BP has cancelled its HyGreen Teesside proposal, a 500-megawatt green hydrogen project once billed as a flagship for the United Kingdom’s industrial heartland. The energy group withdrew its development consent application on Dec. 1 after confirming that the chosen site will host a vast data centre instead.
HyGreen’s demise follows a strategy reset that steers BP toward fewer, “high-graded” low-carbon ventures and concentrates spending on core oil and gas operations. The decision ends hopes of producing up to 500 megawatts of electrolytic hydrogen by 2030 and supplying nearby chemical plants and heavy transport users.
Data centre priority squeezes hydrogen hopes
BP told regulators that co-locating a hydrogen plant with Europe’s largest planned data centre would be “incompatible,” while the closure of a key plastics plant eroded local hydrogen demand. A spokesperson added that BP now targets just five to seven hydrogen or carbon capture projects this decade, saying, “we’re focused on high-graded projects in hydrogen and carbon capture.”
The pivot leaves Teesside’s broader decarbonisation agenda reliant on two surviving BP-led schemes: H2Teesside, a blue hydrogen project that pairs steam-methane reforming with carbon capture, and Net Zero Teesside Power, an 860-megawatt gas plant designed to capture up to two million tonnes of carbon dioxide each year.
Local officials had backed HyGreen for its promised 660 construction jobs and a projected 100 operational roles, but welcomed the data-centre alternative as a quicker route to investment. BP, meanwhile, keeps its equity in the Northern Endurance Partnership pipeline network that would move captured carbon to storage sites beneath the North Sea. The company insists that part of the portfolio remains viable even as renewable ambitions are trimmed.
Mixed signals for carbon capture investors
HyGreen’s cancellation highlights the precarious economics of hydrogen produced solely from renewable electricity.
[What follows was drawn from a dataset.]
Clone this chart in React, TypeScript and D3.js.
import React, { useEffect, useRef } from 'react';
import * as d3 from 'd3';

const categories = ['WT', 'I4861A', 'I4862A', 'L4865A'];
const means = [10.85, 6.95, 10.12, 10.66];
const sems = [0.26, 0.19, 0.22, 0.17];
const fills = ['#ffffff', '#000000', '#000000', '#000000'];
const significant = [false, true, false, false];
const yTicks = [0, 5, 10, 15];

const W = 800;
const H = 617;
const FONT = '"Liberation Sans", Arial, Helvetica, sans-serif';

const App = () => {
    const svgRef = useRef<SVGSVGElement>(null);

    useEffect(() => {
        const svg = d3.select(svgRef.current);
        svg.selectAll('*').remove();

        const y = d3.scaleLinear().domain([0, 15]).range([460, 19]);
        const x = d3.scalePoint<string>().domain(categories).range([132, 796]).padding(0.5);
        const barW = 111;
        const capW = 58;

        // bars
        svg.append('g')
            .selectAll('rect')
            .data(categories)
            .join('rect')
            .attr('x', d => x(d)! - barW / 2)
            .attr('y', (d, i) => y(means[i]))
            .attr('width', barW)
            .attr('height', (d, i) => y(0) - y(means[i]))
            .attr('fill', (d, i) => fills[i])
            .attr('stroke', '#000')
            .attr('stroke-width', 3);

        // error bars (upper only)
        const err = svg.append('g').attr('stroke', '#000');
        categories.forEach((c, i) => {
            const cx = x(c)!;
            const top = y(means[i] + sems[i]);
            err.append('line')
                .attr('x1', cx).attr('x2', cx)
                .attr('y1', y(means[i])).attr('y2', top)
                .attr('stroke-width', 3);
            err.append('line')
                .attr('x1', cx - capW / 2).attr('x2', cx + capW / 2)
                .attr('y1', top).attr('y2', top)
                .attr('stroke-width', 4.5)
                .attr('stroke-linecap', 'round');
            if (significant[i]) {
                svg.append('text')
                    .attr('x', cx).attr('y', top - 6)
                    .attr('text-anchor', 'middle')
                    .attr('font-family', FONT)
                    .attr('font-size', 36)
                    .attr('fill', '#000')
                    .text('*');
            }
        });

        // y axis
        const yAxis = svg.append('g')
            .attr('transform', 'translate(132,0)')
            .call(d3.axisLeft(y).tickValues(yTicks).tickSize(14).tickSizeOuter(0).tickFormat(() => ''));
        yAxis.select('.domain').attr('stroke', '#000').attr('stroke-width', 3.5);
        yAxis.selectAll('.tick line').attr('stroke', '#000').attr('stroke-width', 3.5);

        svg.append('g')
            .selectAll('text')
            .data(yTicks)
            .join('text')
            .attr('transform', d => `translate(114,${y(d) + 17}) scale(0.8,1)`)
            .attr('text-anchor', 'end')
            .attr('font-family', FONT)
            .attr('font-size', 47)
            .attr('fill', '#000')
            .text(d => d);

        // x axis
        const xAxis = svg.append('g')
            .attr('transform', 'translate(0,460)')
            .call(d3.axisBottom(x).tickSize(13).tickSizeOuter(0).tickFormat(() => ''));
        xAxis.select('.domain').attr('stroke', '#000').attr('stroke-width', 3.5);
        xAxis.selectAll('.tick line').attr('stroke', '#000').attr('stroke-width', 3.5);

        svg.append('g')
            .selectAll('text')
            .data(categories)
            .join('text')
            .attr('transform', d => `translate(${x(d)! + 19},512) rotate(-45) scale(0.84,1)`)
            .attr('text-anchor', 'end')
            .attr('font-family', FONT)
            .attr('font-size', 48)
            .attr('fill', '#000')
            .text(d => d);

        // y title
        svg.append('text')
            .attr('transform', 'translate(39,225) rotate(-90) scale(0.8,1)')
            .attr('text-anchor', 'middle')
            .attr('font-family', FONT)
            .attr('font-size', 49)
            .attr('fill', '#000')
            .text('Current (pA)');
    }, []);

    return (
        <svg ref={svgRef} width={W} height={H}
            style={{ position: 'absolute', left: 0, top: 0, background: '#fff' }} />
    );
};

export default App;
Power prices have stayed high in the United Kingdom, and subsidies remain uncertain beyond pilot volumes. Some developers now see blue hydrogen paired with carbon capture as a lower-risk bridge until electrolyser costs fall.
Yet the broader CCS sector also faces delays. Commercial investment reached a record US $6.4 billion in 2024, but fewer final investment decisions closed in 2025 than the year before, according to industry trackers.
Even so, policymakers continue to stress that carbon capture is essential for heavy industry and net-zero goals. “Deployment of CCS will not be optional in implementing the Paris Agreement,” Fatih Birol said in an International Energy Agency briefing.
Projects in Alberta, the U.S. Gulf Coast and Norway advanced this year, while Japan and South Korea launched subsidy schemes that mirror Canada’s investment tax credit. The United Kingdom still offers contractual revenue support for captured carbon, and BP has signalled it will push H2Teesside and Net Zero Teesside toward investment decisions in 2026.
Some investors interpret BP’s move as a broader retreat from early-stage green hydrogen rather than a verdict on carbon capture itself. The operator continues to study storage reservoirs under the North Sea and bids for related pipeline licences. HyGreen’s exit does, however, shrink the pipeline of European electrolytic hydrogen projects and may slow equipment orders for electrolyser suppliers.
For now, BP is not alone in pruning hydrogen ambitions. Shell paused work on a German electrolyser in August, while Equinor delayed a large blue-hydrogen unit in the Netherlands pending clearer demand signals. Still, more than 40 million tonnes per year of global carbon capture capacity remains under development.
The industry faces a testing period, but decisive policy and stable offtake contracts could yet keep CCS on track, even as some businesses step back from the most capital-intensive hydrogen bets.